Cortez Journal

It's too early to panic about drought, water managers say

Jan. 11, 2000

Journal Staff Report

It’s dry out there.

Despite snow cover left by the New Year’s storm, the snowpack in the Dolores River drainage is only 39 percent of normal, according to Vern Harrell, Reclamation engineer for the Dolores Project.

The Natural Resources Conservation Service paints an even grimmer picture, depicting the snowpack in southwestern Colorado at 17 percent of the long-term average, the lowest in the state.

According to Steve Black, state conservationist for the NRCS, most of the San Juan Mountains had yet to receive a major storm by Jan. 1. Data sites in the San Juan, Animas, Dolores and San Miguel basins reported an average snowpack water content of 1.5 inches, while in a typical year they would have accumulated 8.8 inches of water.

Because Colorado relies on the melting snowpack for up to 80 percent of its surface water supplies, a good snowpack is essential to meet demands, but Harrell isn’t worried yet.

"It will change a lot," he said, pointing out that much of southwestern Colorado’s snowfall comes in the spring. "It’s not something to be real excited about at this point. Even with this forecast, we’ll be able to fill the reservoirs."

Harrell said that based on current snowpack, water managers for the Dolores Project forecast the spring runoff to be 64 percent of normal.

Reservoir storage remains higher than average: 116 percent of average in southwestern Colorado. Water impounded in those reservoirs would see agricultural users through at least one dry year. However, the state has experienced its longest wet spell on record, according to water managers, a sign that a sustained drought could be in the offing.

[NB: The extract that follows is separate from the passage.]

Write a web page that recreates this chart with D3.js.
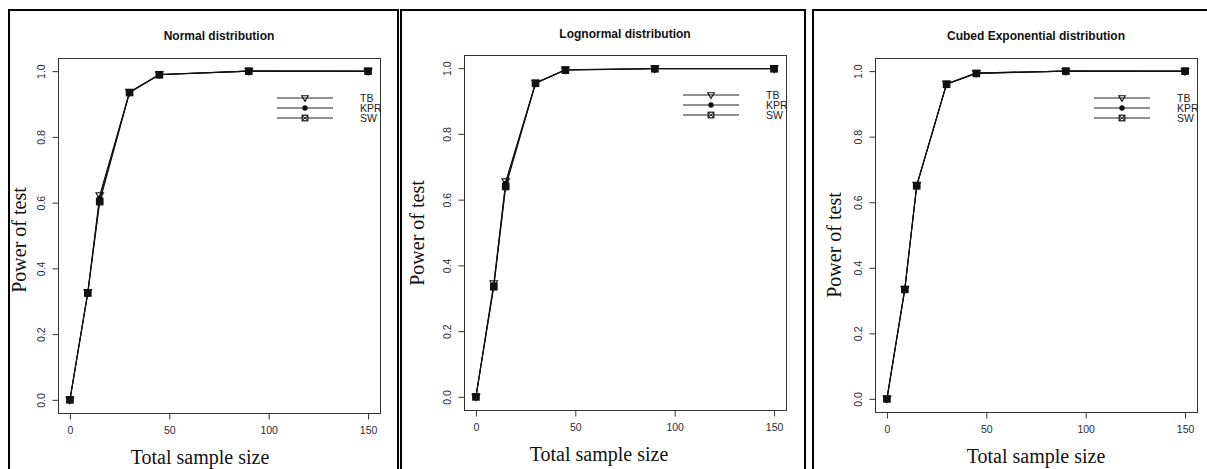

In the northern part of the state, snowpacks were nearly two-thirds of the long-term average, and 15 inches of snow fell along the I-70 corridor Sunday night and Monday morning.

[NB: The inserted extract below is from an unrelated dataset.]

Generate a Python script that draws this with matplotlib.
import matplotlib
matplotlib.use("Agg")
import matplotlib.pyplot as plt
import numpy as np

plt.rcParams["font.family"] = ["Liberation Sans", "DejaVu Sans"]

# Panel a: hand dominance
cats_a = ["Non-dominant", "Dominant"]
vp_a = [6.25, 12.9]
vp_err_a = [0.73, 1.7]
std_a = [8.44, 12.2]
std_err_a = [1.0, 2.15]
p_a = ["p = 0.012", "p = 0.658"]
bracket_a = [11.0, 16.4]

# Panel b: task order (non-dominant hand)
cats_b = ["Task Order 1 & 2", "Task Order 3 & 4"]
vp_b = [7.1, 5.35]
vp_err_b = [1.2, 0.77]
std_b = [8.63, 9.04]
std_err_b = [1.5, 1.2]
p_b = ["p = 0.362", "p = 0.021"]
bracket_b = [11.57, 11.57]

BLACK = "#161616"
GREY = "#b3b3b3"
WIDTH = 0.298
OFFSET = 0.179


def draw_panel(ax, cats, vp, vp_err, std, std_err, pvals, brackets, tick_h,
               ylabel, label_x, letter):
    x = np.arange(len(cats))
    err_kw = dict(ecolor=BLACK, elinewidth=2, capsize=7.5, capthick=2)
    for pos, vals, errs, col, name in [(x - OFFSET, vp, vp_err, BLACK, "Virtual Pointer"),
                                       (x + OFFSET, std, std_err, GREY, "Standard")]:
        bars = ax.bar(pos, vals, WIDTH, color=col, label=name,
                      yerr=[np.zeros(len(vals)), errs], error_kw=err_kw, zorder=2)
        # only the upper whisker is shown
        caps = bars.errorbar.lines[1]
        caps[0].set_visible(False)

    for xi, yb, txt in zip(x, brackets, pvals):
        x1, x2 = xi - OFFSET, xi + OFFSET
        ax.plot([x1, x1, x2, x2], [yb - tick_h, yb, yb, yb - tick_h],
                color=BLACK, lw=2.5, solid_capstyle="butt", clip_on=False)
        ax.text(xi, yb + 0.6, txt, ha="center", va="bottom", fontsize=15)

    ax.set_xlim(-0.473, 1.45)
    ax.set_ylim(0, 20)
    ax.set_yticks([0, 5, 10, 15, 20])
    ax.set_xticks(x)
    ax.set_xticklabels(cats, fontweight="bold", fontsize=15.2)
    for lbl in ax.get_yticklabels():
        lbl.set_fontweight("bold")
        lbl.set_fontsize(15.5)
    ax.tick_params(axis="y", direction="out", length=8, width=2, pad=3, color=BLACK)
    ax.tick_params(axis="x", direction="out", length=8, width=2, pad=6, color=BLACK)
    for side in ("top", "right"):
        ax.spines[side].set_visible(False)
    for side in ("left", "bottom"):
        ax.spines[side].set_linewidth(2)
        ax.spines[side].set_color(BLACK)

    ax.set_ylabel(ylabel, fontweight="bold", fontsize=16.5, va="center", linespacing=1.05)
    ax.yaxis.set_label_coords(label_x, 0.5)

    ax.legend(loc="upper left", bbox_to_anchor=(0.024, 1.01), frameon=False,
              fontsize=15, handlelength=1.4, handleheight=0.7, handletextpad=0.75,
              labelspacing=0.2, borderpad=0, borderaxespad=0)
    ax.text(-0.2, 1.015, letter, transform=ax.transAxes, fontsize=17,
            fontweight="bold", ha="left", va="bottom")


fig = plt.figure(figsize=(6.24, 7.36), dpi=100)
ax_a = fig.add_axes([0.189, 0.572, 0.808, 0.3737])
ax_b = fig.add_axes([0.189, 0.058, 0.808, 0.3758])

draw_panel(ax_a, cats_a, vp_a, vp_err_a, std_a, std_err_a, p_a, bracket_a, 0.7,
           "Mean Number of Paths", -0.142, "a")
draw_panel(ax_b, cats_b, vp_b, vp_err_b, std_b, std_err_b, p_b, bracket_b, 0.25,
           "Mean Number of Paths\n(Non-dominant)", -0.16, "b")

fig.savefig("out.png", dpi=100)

In the Rio Grande drainage, snowpack is 19 percent of normal, and the figure is 32 percent along the Gunnison. The main drainage of the Colorado has just half of its average snowpack.

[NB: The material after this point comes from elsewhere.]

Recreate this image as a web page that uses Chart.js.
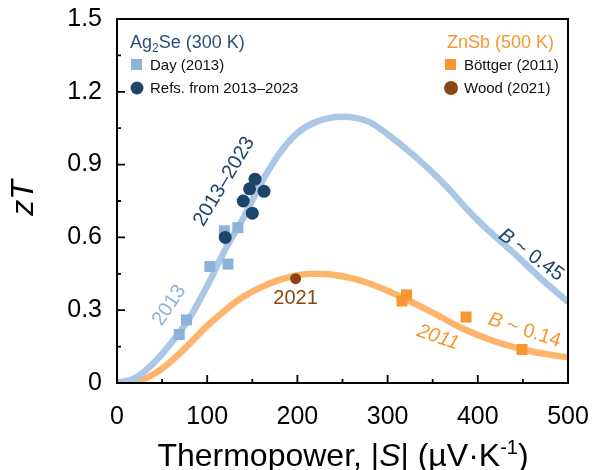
<!DOCTYPE html>
<html>
<head>
<meta charset="utf-8">
<script src="https://cdn.jsdelivr.net/npm/chart.js@4.4.1/dist/chart.umd.min.js"></script>
<style>
    body { margin: 0; background: #fff; }
    #wrap { width: 592px; height: 470px; position: relative; }
</style>
</head>
<body>
<div id="wrap"><canvas id="ztChart"></canvas></div>
<script>
// Model curves (|S| in uV/K, zT)
const blueS  = [0, 20, 40, 60, 80, 100, 120, 140, 160, 180, 200, 220, 250, 280, 300, 330, 360, 400, 440, 470, 500];
const blueZT = [0, 0.02, 0.08, 0.165, 0.265, 0.40, 0.55, 0.68, 0.825, 0.945, 1.03, 1.075, 1.097, 1.075, 1.025, 0.935, 0.83, 0.67, 0.535, 0.43, 0.334];

const orangeS  = [0, 20, 40, 60, 80, 100, 120, 140, 160, 180, 200, 220, 250, 280, 300, 320, 350, 380, 420, 460, 500];
const orangeZT = [0, 0.005, 0.035, 0.09, 0.16, 0.235, 0.30, 0.355, 0.395, 0.425, 0.444, 0.45, 0.44, 0.41, 0.38, 0.345, 0.29, 0.23, 0.17, 0.13, 0.105];

// Ag2Se points
const dayS  = [69, 77, 103, 123, 119, 134];
const dayZT = [0.20, 0.26, 0.48, 0.49, 0.627, 0.64];
const refsS  = [120, 140, 147, 153, 163, 150];
const refsZT = [0.60, 0.75, 0.80, 0.84, 0.79, 0.70];

// ZnSb points
const bottgerS  = [321, 316, 387, 449];
const bottgerZT = [0.363, 0.338, 0.272, 0.138];
const woodS  = [198];
const woodZT = [0.43];

const colors = {
    curveBlue: '#aac8e6',
    curveOrange: '#fdb46c',
    dayBlue: '#8db3dc',
    navy: '#1f4469',
    orange: '#f8962f',
    brown: '#8a4610'
};

const FONT = '"Liberation Sans", Arial, sans-serif';

function toPoints(xs, ys) {
    return xs.map((v, i) => ({ x: v, y: ys[i] }));
}

// draw a run of text pieces (mixed italic / sub / sup) around cx,cy
function drawRuns(ctx, runs, cx, cy, angle, align) {
    ctx.save();
    ctx.translate(cx, cy);
    ctx.rotate(angle * Math.PI / 180);
    let total = 0;
    runs.forEach(r => { ctx.font = r.font; r.w = ctx.measureText(r.t).width; total += r.w; });
    let x0 = align === 'left' ? 0 : (align === 'right' ? -total : -total / 2);
    runs.forEach(r => {
        ctx.font = r.font;
        ctx.fillStyle = r.color;
        ctx.fillText(r.t, x0, r.dy || 0);
        x0 += r.w;
    });
    ctx.restore();
}

const decorPlugin = {
    id: 'decor',
    afterDraw(chart) {
        const { ctx, chartArea: a, scales: { x, y } } = chart;
        ctx.save();

        // frame
        ctx.strokeStyle = '#000';
        ctx.lineWidth = 2;
        ctx.strokeRect(a.left, a.top, a.right - a.left, a.bottom - a.top);

        // inward ticks
        ctx.lineWidth = 1.8;
        ctx.beginPath();
        for (let v = 50; v < 500; v += 50) {
            const px = x.getPixelForValue(v);
            const len = v % 100 === 0 ? 8 : 4;
            ctx.moveTo(px, a.bottom);
            ctx.lineTo(px, a.bottom - len);
        }
        for (let i = 1; i < 10; i++) {
            const py = y.getPixelForValue(i * 0.15);
            const len = i % 2 === 0 ? 8 : 4;
            ctx.moveTo(a.left, py);
            ctx.lineTo(a.left + len, py);
        }
        ctx.stroke();

        ctx.textBaseline = 'middle';
        const px = (s) => x.getPixelForValue(s);
        const py = (z) => y.getPixelForValue(z);

        // curve / point annotations
        const f20 = '20px ' + FONT;
        const f20i = 'italic 20px ' + FONT;
        drawRuns(ctx, [{ t: '2013', font: f20, color: colors.dayBlue }], px(58), py(0.32), -56);
        drawRuns(ctx, [{ t: '2013\u20132023', font: f20, color: colors.navy }], px(119), py(0.83), -59);
        drawRuns(ctx, [{ t: 'B', font: f20i, color: colors.navy }, { t: ' ~ 0.45', font: f20, color: colors.navy }], px(459), py(0.527), 36);
        drawRuns(ctx, [{ t: 'B', font: f20i, color: colors.orange }, { t: ' ~ 0.14', font: f20, color: colors.orange }], px(452), py(0.217), 18);
        drawRuns(ctx, [{ t: '2011', font: f20i, color: colors.orange }], px(356), py(0.188), 19);
        drawRuns(ctx, [{ t: '2021', font: f20, color: colors.brown }], px(198), py(0.35), 0);

        // legends
        ctx.textBaseline = 'alphabetic';
        const f18 = '18px ' + FONT;
        const f15 = '15px ' + FONT;
        drawRuns(ctx, [
            { t: 'Ag', font: f18, color: '#2a4e7a' },
            { t: '2', font: '12px ' + FONT, color: '#2a4e7a', dy: 4 },
            { t: 'Se (300 K)', font: f18, color: '#2a4e7a' }
        ], 130, 48, 0, 'left');
        drawRuns(ctx, [{ t: 'Day (2013)', font: f15, color: '#111' }], 150, 70, 0, 'left');
        drawRuns(ctx, [{ t: 'Refs. from 2013\u20132023', font: f15, color: '#111' }], 150, 93, 0, 'left');
        ctx.fillStyle = colors.dayBlue;
        ctx.fillRect(131, 59, 11, 11);
        ctx.fillStyle = colors.navy;
        ctx.beginPath(); ctx.arc(137, 88, 6.5, 0, Math.PI * 2); ctx.fill();

        drawRuns(ctx, [{ t: 'ZnSb (500 K)', font: f18, color: colors.orange }], 554, 48, 0, 'right');
        drawRuns(ctx, [{ t: 'B\u00f6ttger (2011)', font: f15, color: '#111' }], 464, 70, 0, 'left');
        drawRuns(ctx, [{ t: 'Wood (2021)', font: f15, color: '#111' }], 464, 93, 0, 'left');
        ctx.fillStyle = colors.orange;
        ctx.fillRect(445, 59, 11, 11);
        ctx.fillStyle = colors.brown;
        ctx.beginPath(); ctx.arc(451, 88, 7, 0, Math.PI * 2); ctx.fill();

        // axis titles
        const f32 = '32px ' + FONT;
        const f32i = 'italic 32px ' + FONT;
        drawRuns(ctx, [
            { t: 'Thermopower, |', font: f32, color: '#000' },
            { t: 'S', font: f32i, color: '#000' },
            { t: '| (\u00b5V\u00b7K', font: f32, color: '#000' },
            { t: '-1', font: '20px ' + FONT, color: '#000', dy: -12 },
            { t: ')', font: f32, color: '#000' }
        ], 343, 466, 0);
        ctx.textBaseline = 'middle';
        drawRuns(ctx, [
            { t: 'z', font: f32i, color: '#000' },
            { t: 'T', font: f32i, color: '#000' }
        ], 24, 198, -90);

        ctx.restore();
    }
};

document.addEventListener('DOMContentLoaded', function() {
    const ctx = document.getElementById('ztChart').getContext('2d');
    new Chart(ctx, {
        type: 'scatter',
        data: {
            datasets: [
                {
                    label: 'Day (2013)',
                    data: toPoints(dayS, dayZT),
                    pointStyle: 'rect',
                    pointRadius: 7.8,
                    backgroundColor: colors.dayBlue,
                    borderWidth: 0,
                    order: 1
                },
                {
                    label: 'Refs. from 2013-2023',
                    data: toPoints(refsS, refsZT),
                    pointStyle: 'circle',
                    pointRadius: 6.5,
                    backgroundColor: colors.navy,
                    borderWidth: 0,
                    order: 0
                },
                {
                    label: 'Böttger (2011)',
                    data: toPoints(bottgerS, bottgerZT),
                    pointStyle: 'rect',
                    pointRadius: 7.8,
                    backgroundColor: colors.orange,
                    borderWidth: 0,
                    order: 1
                },
                {
                    label: 'Wood (2021)',
                    data: toPoints(woodS, woodZT),
                    pointStyle: 'circle',
                    pointRadius: 5.5,
                    backgroundColor: colors.brown,
                    borderWidth: 0,
                    order: 0
                },
                {
                    label: 'B ~ 0.45',
                    data: toPoints(blueS, blueZT),
                    showLine: true,
                    pointRadius: 0,
                    borderColor: colors.curveBlue,
                    borderWidth: 6.5,
                    cubicInterpolationMode: 'monotone',
                    order: 2
                },
                {
                    label: 'B ~ 0.14',
                    data: toPoints(orangeS, orangeZT),
                    showLine: true,
                    pointRadius: 0,
                    borderColor: colors.curveOrange,
                    borderWidth: 6.5,
                    cubicInterpolationMode: 'monotone',
                    order: 3
                }
            ]
        },
        options: {
            responsive: true,
            maintainAspectRatio: false,
            animation: false,
            layout: {
                padding: { top: 19, right: 24, left: 0, bottom: 0 }
            },
            plugins: {
                legend: { display: false },
                tooltip: { enabled: false }
            },
            scales: {
                x: {
                    type: 'linear',
                    min: 0,
                    max: 500,
                    afterFit: function(scale) {
                        scale.height = 87;
                        scale.paddingLeft = 0;
                        scale.paddingRight = 0;
                    },
                    grid: { display: false },
                    border: { display: true, color: '#000', width: 2 },
                    ticks: {
                        stepSize: 100,
                        padding: 11,
                        maxRotation: 0,
                        color: '#000',
                        font: { family: FONT, size: 25 }
                    }
                },
                y: {
                    type: 'linear',
                    min: 0,
                    max: 1.5,
                    afterFit: function(scale) {
                        scale.width = 117;
                        scale.paddingTop = 0;
                        scale.paddingBottom = 0;
                    },
                    grid: { display: false },
                    border: { display: true, color: '#000', width: 2 },
                    ticks: {
                        stepSize: 0.3,
                        padding: 7,
                        color: '#000',
                        font: { family: FONT, size: 25 },
                        callback: function(value) {
                            return value === 0 ? '0' : value.toFixed(1);
                        }
                    }
                }
            }
        },
        plugins: [decorPlugin]
    });
});
</script>
</body>
</html>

Readings obtained from 81 automated sites, located at remote, high-elevation locations, indicate that dry conditions have prevailed across most of the high country thus far during the 1999-2000 winter season.

This is an early indication that water users will need to closely monitor the remainder of this winter’s storms and be prepared for dry conditions during the next growing season, said Black.